-- START OF GIVEN INFORMATION --

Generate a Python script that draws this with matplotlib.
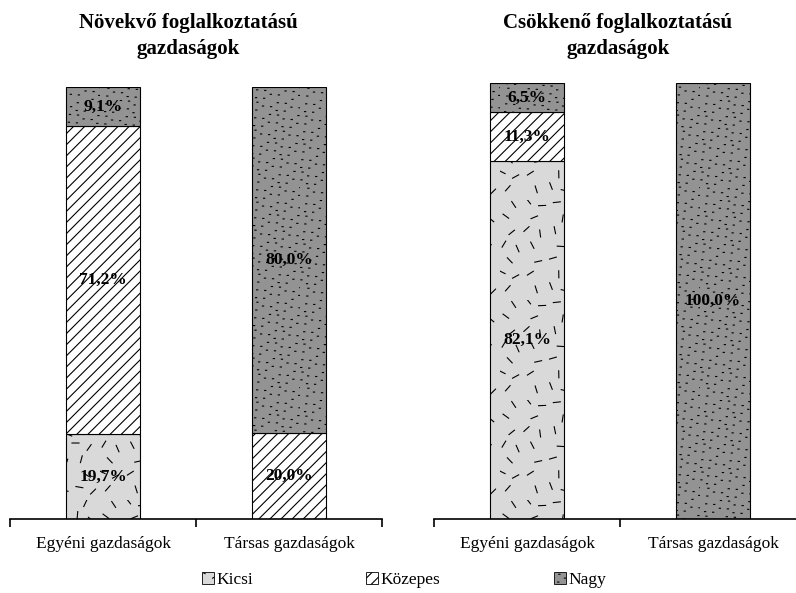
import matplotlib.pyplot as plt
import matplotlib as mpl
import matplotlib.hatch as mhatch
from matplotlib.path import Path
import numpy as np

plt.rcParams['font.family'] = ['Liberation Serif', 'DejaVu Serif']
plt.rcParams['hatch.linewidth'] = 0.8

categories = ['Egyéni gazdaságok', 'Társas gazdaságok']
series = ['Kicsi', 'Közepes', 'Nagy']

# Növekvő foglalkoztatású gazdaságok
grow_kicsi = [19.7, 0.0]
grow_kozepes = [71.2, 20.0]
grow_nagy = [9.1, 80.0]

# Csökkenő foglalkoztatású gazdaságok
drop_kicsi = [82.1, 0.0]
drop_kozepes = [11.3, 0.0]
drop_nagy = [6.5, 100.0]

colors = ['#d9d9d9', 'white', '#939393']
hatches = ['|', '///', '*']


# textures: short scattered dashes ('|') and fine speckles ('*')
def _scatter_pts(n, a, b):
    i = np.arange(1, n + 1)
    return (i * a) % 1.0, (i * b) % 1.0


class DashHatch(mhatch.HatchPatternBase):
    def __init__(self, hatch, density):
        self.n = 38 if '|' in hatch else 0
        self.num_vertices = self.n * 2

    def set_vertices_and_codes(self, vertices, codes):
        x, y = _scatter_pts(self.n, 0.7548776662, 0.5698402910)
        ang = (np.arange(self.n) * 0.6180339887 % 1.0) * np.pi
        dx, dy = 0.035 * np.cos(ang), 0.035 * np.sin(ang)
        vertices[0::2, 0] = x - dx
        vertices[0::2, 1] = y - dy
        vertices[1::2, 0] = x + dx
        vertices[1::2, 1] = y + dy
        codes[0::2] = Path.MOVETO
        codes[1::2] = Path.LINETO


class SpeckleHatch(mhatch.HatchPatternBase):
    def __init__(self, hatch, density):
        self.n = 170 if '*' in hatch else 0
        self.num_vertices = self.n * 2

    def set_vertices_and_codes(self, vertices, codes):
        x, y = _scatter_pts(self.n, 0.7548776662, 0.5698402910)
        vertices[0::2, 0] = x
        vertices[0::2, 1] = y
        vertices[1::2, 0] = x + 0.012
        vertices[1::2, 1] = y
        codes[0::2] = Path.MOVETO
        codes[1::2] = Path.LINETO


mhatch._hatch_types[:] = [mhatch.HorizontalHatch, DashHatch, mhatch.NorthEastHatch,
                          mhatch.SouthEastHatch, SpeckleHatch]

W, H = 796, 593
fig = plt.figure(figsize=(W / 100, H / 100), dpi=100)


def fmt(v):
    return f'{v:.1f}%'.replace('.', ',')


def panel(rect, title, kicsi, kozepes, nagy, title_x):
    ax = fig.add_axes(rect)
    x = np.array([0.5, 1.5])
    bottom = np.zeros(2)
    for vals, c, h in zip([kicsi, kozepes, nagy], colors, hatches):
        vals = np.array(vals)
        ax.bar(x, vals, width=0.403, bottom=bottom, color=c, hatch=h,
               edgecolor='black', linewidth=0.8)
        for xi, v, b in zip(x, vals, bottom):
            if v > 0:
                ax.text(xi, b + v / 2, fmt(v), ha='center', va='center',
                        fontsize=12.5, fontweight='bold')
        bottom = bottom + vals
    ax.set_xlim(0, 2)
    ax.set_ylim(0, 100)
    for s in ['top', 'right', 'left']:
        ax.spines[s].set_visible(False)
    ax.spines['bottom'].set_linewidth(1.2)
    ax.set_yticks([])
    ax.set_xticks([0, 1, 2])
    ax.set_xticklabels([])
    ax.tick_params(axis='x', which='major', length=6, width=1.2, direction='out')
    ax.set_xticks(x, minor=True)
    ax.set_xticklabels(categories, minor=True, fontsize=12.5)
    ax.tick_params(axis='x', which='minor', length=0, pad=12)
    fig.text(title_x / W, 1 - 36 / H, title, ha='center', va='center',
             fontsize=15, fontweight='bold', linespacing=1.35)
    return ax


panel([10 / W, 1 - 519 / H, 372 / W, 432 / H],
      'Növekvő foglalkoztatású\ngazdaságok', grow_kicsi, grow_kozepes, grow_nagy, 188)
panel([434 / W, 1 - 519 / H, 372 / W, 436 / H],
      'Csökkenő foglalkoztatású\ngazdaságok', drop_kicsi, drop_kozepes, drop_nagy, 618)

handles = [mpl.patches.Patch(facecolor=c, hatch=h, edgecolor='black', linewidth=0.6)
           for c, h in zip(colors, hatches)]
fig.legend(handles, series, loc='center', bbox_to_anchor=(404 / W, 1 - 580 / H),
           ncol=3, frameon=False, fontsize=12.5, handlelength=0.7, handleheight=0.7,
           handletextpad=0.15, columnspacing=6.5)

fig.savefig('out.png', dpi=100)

-- END OF GIVEN INFORMATION --

_TASK PROMPT:_
Starting at the first line of the material, output exactly the lines up to and including the one with "fig = plt.figure(figsize=(W". Do not include the pictures.

_EXERCISE RESPONSE:_
Generate a Python script that draws this with matplotlib.
import matplotlib.pyplot as plt
import matplotlib as mpl
import matplotlib.hatch as mhatch
from matplotlib.path import Path
import numpy as np

plt.rcParams['font.family'] = ['Liberation Serif', 'DejaVu Serif']
plt.rcParams['hatch.linewidth'] = 0.8

categories = ['Egyéni gazdaságok', 'Társas gazdaságok']
series = ['Kicsi', 'Közepes', 'Nagy']

# Növekvő foglalkoztatású gazdaságok
grow_kicsi = [19.7, 0.0]
grow_kozepes = [71.2, 20.0]
grow_nagy = [9.1, 80.0]

# Csökkenő foglalkoztatású gazdaságok
drop_kicsi = [82.1, 0.0]
drop_kozepes = [11.3, 0.0]
drop_nagy = [6.5, 100.0]

colors = ['#d9d9d9', 'white', '#939393']
hatches = ['|', '///', '*']


# textures: short scattered dashes ('|') and fine speckles ('*')
def _scatter_pts(n, a, b):
    i = np.arange(1, n + 1)
    return (i * a) % 1.0, (i * b) % 1.0


class DashHatch(mhatch.HatchPatternBase):
    def __init__(self, hatch, density):
        self.n = 38 if '|' in hatch else 0
        self.num_vertices = self.n * 2

    def set_vertices_and_codes(self, vertices, codes):
        x, y = _scatter_pts(self.n, 0.7548776662, 0.5698402910)
        ang = (np.arange(self.n) * 0.6180339887 % 1.0) * np.pi
        dx, dy = 0.035 * np.cos(ang), 0.035 * np.sin(ang)
        vertices[0::2, 0] = x - dx
        vertices[0::2, 1] = y - dy
        vertices[1::2, 0] = x + dx
        vertices[1::2, 1] = y + dy
        codes[0::2] = Path.MOVETO
        codes[1::2] = Path.LINETO


class SpeckleHatch(mhatch.HatchPatternBase):
    def __init__(self, hatch, density):
        self.n = 170 if '*' in hatch else 0
        self.num_vertices = self.n * 2

    def set_vertices_and_codes(self, vertices, codes):
        x, y = _scatter_pts(self.n, 0.7548776662, 0.5698402910)
        vertices[0::2, 0] = x
        vertices[0::2, 1] = y
        vertices[1::2, 0] = x + 0.012
        vertices[1::2, 1] = y
        codes[0::2] = Path.MOVETO
        codes[1::2] = Path.LINETO


mhatch._hatch_types[:] = [mhatch.HorizontalHatch, DashHatch, mhatch.NorthEastHatch,
                          mhatch.SouthEastHatch, SpeckleHatch]

W, H = 796, 593
fig = plt.figure(figsize=(W / 100, H / 100), dpi=100)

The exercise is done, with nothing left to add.